The central bar will be found flanked on either side by a dozen dinner tables and food is popular and sloppy. The bar’s principal feature is a trinity of stained-glass windows making a shrine to some of Ireland’s very own saints and scholars. As we tried to identify all fifteen personages we came up a couple short. Luckily for us, a toothless yet jovial old man (to be herein called ‘the Masticator’) was more than happy to help out (as was the baby-faced barkeep) and thus we were able to complete the list [1]. The bar has two ominous square pillars covered in mirrors, one on each side. As these mirrors stand facing each other, they create an infinity effect of a curved kind – enough to blow the mind of any middling drinker. 

A trivial fact which ought not to be omitted: both bar and restaurant are much celebrated among ‘country bumpkins’ as an oasis in the heart of the concrete jungle.

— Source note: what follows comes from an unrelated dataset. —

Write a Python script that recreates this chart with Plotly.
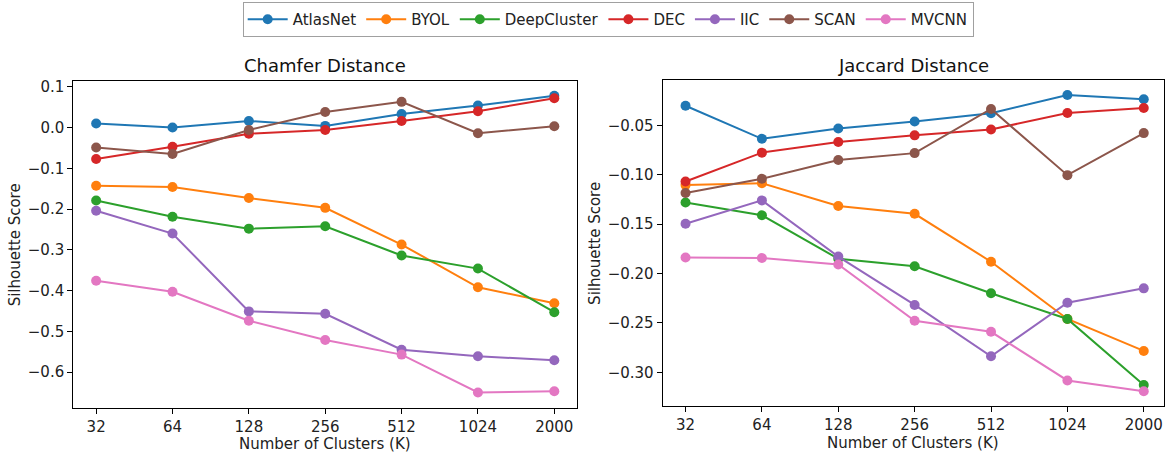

But we, being a pair of jackeens, couldn’t help but see it as a jungle of bumpkins.

We were nearing the end of our pint when a matured lady bobbed her way to the bar talking passionately to nobody about groceries. Next to pass was an elderly couple who were heard to ask for a set of face cloths with their mushroom soup. And all the while the Masticator was satisfying himself lustily by sucking on his chips. We were beginning to get a feel for the place. One was enough.

FOOTNOTE

[1] From left to right, top down: Window One: Samuel Beckett, Oliver Plunkett, Seán O’Casey, Brendan Behan, Jonathan Swift, Saint Brigid of Kildare. Window Two: James Joyce, George Bernard Shaw, John Millington Synge. Window Three: Pádraig Pearse, Seamus Heaney, Patrick Kavanagh, William Butler Yeats, Oscar Wilde, Saint Laurence O’Toole.